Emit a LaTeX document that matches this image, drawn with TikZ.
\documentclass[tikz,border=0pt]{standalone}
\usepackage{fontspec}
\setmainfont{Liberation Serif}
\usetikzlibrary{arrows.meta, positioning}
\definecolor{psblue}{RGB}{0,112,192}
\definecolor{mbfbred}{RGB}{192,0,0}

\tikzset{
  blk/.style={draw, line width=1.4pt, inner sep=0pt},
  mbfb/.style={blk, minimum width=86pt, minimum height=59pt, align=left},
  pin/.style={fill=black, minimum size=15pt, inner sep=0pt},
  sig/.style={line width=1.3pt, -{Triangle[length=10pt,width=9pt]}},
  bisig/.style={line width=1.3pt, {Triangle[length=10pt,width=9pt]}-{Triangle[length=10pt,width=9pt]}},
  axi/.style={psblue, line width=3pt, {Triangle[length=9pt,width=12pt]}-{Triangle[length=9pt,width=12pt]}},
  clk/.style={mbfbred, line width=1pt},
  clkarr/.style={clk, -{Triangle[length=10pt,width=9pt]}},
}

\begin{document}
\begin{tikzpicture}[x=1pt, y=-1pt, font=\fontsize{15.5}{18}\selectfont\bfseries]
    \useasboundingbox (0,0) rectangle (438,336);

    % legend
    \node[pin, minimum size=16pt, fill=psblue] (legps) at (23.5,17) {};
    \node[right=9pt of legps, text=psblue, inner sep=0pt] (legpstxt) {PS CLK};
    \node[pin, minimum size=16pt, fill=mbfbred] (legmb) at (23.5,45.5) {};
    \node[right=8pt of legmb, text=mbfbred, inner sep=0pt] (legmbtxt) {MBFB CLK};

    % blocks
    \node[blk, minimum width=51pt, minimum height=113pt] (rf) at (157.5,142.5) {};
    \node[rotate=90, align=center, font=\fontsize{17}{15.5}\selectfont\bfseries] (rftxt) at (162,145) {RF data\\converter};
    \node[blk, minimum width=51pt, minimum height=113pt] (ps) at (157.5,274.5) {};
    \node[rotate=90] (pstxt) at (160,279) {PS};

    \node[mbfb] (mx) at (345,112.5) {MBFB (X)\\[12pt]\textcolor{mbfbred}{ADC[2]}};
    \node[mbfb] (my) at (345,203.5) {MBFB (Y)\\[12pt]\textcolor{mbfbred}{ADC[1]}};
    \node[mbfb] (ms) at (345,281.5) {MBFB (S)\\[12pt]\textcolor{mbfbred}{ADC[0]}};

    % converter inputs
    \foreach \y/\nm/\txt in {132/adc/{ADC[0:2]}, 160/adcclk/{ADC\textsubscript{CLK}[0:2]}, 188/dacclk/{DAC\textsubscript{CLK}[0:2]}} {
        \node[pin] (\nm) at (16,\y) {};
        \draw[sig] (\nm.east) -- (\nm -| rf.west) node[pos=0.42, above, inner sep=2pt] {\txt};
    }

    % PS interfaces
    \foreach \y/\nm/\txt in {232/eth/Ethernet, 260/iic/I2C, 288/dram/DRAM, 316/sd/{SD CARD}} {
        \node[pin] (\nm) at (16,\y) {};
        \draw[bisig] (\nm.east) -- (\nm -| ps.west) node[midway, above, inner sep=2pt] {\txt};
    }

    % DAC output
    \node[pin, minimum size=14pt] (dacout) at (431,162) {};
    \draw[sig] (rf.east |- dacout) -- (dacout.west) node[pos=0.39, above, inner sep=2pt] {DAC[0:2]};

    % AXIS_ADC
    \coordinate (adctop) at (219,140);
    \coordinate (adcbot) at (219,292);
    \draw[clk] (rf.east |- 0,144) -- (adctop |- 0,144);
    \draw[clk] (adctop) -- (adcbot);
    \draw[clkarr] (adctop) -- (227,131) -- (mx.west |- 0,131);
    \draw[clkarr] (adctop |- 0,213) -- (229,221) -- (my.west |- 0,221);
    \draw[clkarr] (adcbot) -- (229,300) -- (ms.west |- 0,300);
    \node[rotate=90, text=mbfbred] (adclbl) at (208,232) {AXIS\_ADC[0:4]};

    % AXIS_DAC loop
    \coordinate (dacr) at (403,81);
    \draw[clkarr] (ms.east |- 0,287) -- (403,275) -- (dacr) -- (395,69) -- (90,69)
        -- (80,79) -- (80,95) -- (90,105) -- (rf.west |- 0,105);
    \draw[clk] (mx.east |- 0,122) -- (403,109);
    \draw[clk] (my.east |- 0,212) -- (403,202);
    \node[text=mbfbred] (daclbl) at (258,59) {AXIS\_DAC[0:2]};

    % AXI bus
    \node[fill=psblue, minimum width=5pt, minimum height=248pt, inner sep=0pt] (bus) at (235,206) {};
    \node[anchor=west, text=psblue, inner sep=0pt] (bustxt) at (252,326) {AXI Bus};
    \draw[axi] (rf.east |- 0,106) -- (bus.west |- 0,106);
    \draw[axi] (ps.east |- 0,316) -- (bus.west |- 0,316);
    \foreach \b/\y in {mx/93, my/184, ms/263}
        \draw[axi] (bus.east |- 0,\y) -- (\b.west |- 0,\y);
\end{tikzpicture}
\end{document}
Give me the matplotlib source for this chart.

#### Short exercise:
Output every line above without altering anything.

#### Task answer:
Emit a LaTeX document that matches this image, drawn with TikZ.
\documentclass[tikz,border=0pt]{standalone}
\usepackage{fontspec}
\setmainfont{Liberation Serif}
\usetikzlibrary{arrows.meta, positioning}
\definecolor{psblue}{RGB}{0,112,192}
\definecolor{mbfbred}{RGB}{192,0,0}

\tikzset{
  blk/.style={draw, line width=1.4pt, inner sep=0pt},
  mbfb/.style={blk, minimum width=86pt, minimum height=59pt, align=left},
  pin/.style={fill=black, minimum size=15pt, inner sep=0pt},
  sig/.style={line width=1.3pt, -{Triangle[length=10pt,width=9pt]}},
  bisig/.style={line width=1.3pt, {Triangle[length=10pt,width=9pt]}-{Triangle[length=10pt,width=9pt]}},
  axi/.style={psblue, line width=3pt, {Triangle[length=9pt,width=12pt]}-{Triangle[length=9pt,width=12pt]}},
  clk/.style={mbfbred, line width=1pt},
  clkarr/.style={clk, -{Triangle[length=10pt,width=9pt]}},
}

\begin{document}
\begin{tikzpicture}[x=1pt, y=-1pt, font=\fontsize{15.5}{18}\selectfont\bfseries]
    \useasboundingbox (0,0) rectangle (438,336);

    % legend
    \node[pin, minimum size=16pt, fill=psblue] (legps) at (23.5,17) {};
    \node[right=9pt of legps, text=psblue, inner sep=0pt] (legpstxt) {PS CLK};
    \node[pin, minimum size=16pt, fill=mbfbred] (legmb) at (23.5,45.5) {};
    \node[right=8pt of legmb, text=mbfbred, inner sep=0pt] (legmbtxt) {MBFB CLK};

    % blocks
    \node[blk, minimum width=51pt, minimum height=113pt] (rf) at (157.5,142.5) {};
    \node[rotate=90, align=center, font=\fontsize{17}{15.5}\selectfont\bfseries] (rftxt) at (162,145) {RF data\\converter};
    \node[blk, minimum width=51pt, minimum height=113pt] (ps) at (157.5,274.5) {};
    \node[rotate=90] (pstxt) at (160,279) {PS};

    \node[mbfb] (mx) at (345,112.5) {MBFB (X)\\[12pt]\textcolor{mbfbred}{ADC[2]}};
    \node[mbfb] (my) at (345,203.5) {MBFB (Y)\\[12pt]\textcolor{mbfbred}{ADC[1]}};
    \node[mbfb] (ms) at (345,281.5) {MBFB (S)\\[12pt]\textcolor{mbfbred}{ADC[0]}};

    % converter inputs
    \foreach \y/\nm/\txt in {132/adc/{ADC[0:2]}, 160/adcclk/{ADC\textsubscript{CLK}[0:2]}, 188/dacclk/{DAC\textsubscript{CLK}[0:2]}} {
        \node[pin] (\nm) at (16,\y) {};
        \draw[sig] (\nm.east) -- (\nm -| rf.west) node[pos=0.42, above, inner sep=2pt] {\txt};
    }

    % PS interfaces
    \foreach \y/\nm/\txt in {232/eth/Ethernet, 260/iic/I2C, 288/dram/DRAM, 316/sd/{SD CARD}} {
        \node[pin] (\nm) at (16,\y) {};
        \draw[bisig] (\nm.east) -- (\nm -| ps.west) node[midway, above, inner sep=2pt] {\txt};
    }

    % DAC output
    \node[pin, minimum size=14pt] (dacout) at (431,162) {};
    \draw[sig] (rf.east |- dacout) -- (dacout.west) node[pos=0.39, above, inner sep=2pt] {DAC[0:2]};

    % AXIS_ADC
    \coordinate (adctop) at (219,140);
    \coordinate (adcbot) at (219,292);
    \draw[clk] (rf.east |- 0,144) -- (adctop |- 0,144);
    \draw[clk] (adctop) -- (adcbot);
    \draw[clkarr] (adctop) -- (227,131) -- (mx.west |- 0,131);
    \draw[clkarr] (adctop |- 0,213) -- (229,221) -- (my.west |- 0,221);
    \draw[clkarr] (adcbot) -- (229,300) -- (ms.west |- 0,300);
    \node[rotate=90, text=mbfbred] (adclbl) at (208,232) {AXIS\_ADC[0:4]};

    % AXIS_DAC loop
    \coordinate (dacr) at (403,81);
    \draw[clkarr] (ms.east |- 0,287) -- (403,275) -- (dacr) -- (395,69) -- (90,69)
        -- (80,79) -- (80,95) -- (90,105) -- (rf.west |- 0,105);
    \draw[clk] (mx.east |- 0,122) -- (403,109);
    \draw[clk] (my.east |- 0,212) -- (403,202);
    \node[text=mbfbred] (daclbl) at (258,59) {AXIS\_DAC[0:2]};

    % AXI bus
    \node[fill=psblue, minimum width=5pt, minimum height=248pt, inner sep=0pt] (bus) at (235,206) {};
    \node[anchor=west, text=psblue, inner sep=0pt] (bustxt) at (252,326) {AXI Bus};
    \draw[axi] (rf.east |- 0,106) -- (bus.west |- 0,106);
    \draw[axi] (ps.east |- 0,316) -- (bus.west |- 0,316);
    \foreach \b/\y in {mx/93, my/184, ms/263}
        \draw[axi] (bus.east |- 0,\y) -- (\b.west |- 0,\y);
\end{tikzpicture}
\end{document}
Give me the matplotlib source for this chart.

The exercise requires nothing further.